1. Fed. R. Bankr. P. 7069 makes Fed. R. Civ. P. 69 applicable in adversary proceedings.
2. The Defendant waived his jury trial demand at the commencement of the trial.
3. The Court may take judicial notice of its own docket. See LeBlanc v. Salem (In re Mailman Steam Carpet Cleaning Corp.), 196 F.3d 1, 8 (1st Cir. 1999) ("The bankruptcy court appropriately took judicial notice of its own docket.").
4. The Plaintiff appears to have discovered that another individual named Robert Walsh filed a bankruptcy petition, but that debtor was not the Defendant.

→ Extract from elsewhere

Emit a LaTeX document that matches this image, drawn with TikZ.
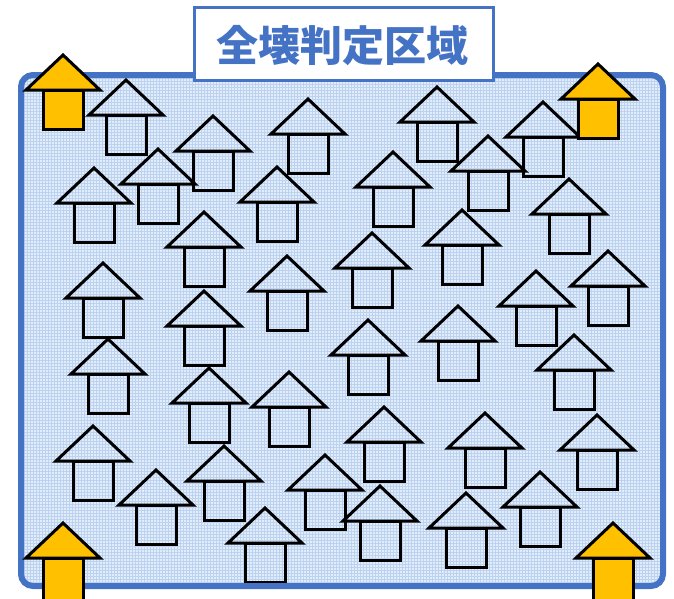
\documentclass[tikz,border=0pt]{standalone}
\usepackage{fontspec}
\newfontfamily\cjk{Noto Sans CJK JP}
\definecolor{frameblue}{RGB}{68,114,196}
\definecolor{bgblue}{RGB}{226,237,250}
\definecolor{gridblue}{RGB}{188,210,240}
\definecolor{arrowyellow}{RGB}{255,192,0}
\tikzset{
  houseline/.style={draw=black,line width=3pt,line join=miter},
  house/.pic={
    \draw[houseline] (-37,35) -- (0,0) -- (37,35) -- cycle;
    \draw[houseline] (-20,35) rectangle (20,74);
  },
  yhouse/.pic={
    \filldraw[houseline,fill=arrowyellow] (-20,35) rectangle (20,74);
    \filldraw[houseline,fill=arrowyellow] (-37,35) -- (0,0) -- (37,35) -- cycle;
  },
  yhouselong/.pic={
    \filldraw[houseline,fill=arrowyellow] (-20,35) rectangle (20,90);
    \filldraw[houseline,fill=arrowyellow] (-37,35) -- (0,0) -- (37,35) -- cycle;
  },
  framebox/.style={draw=frameblue,line width=6pt,rounded corners=12pt},
  titlebox/.style={draw=frameblue,line width=3pt,fill=white},
  titletext/.style={text=frameblue,font=\cjk\bfseries\fontsize{42}{46}\selectfont}
}
\begin{document}
\begin{tikzpicture}[x=1pt,y=-1pt]
\useasboundingbox (0,0) rectangle (674,598);
\clip (0,0) rectangle (674,598);
% background area
\begin{scope}
  \clip[rounded corners=12pt] (21,75) rectangle (663,586);
  \fill[bgblue] (21,75) rectangle (663,586);
  \draw[gridblue,line width=0.7pt,step=3pt] (21,75) grid (663,586);
\end{scope}
% houses
\foreach \hx/\hy in {126/80,213/116,308/99,437/87,543/102,
  94/168,158/149,277/167,393/152,488/136,569/179,
  204/212,462/210,372/233,287/256,103/263,608/251,536/271,
  204/291,458/306,368/320,108/339,574/335,
  209/368,289/372,384/407,485/413,597/415,93/426,
  224/446,325/455,156/470,540/472,380/486,466/493,265/508}
  \pic at (\hx,\hy) {house};
% frame
\draw[framebox] (21,75) rectangle (663,586);
% yellow arrows
\pic at (63,55) {yhouse};
\pic at (598,64) {yhouse};
\pic at (63,523) {yhouselong};
\pic at (613,523) {yhouselong};
% title
\node[titlebox,minimum width=299pt,minimum height=73pt,inner sep=0pt] (title) at (344,44) {};
\node[titletext,inner sep=0pt] (titlelabel) at (342,46) {全壊判定区域};
\end{tikzpicture}
\end{document}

5. In response to a question as to instructions about how to present the company, he testified: Specific instructions. Just the rules . . . and regulations of how we ran things. And that's don't lie, don't misrepresent, don't puff something up. Tell the deal the way it is. If the customer doesn't want to work with you on a straight and narrow basis, get rid of him. Don't deal with him at all.
6. The First Circuit stated: [W]e tread carefully when determining whether it is appropriate to put aside the basic tenet of corporate law that "corporations— notwithstanding relationships between or among them—ordinarily are regarded as separate and distinct entities," Scott v. NG U.S. 1, Inc., 450 Mass. 760, 881 N.E.2d 1125, 1131 (2008), and thereby to "allow a plaintiff to pierce the corporate veil of limited liability." In re Ontos, Inc., 478 F.3d 427, 432 (1st Cir. 2007). In Massachusetts, "the corporate veil will only be pierced in rare situations." Birbara v. Locke, 99 F.3d 1233, 1239 (1st Cir. 1996).

Zimmerman, 613 F.3d at 73-74 (footnote omitted).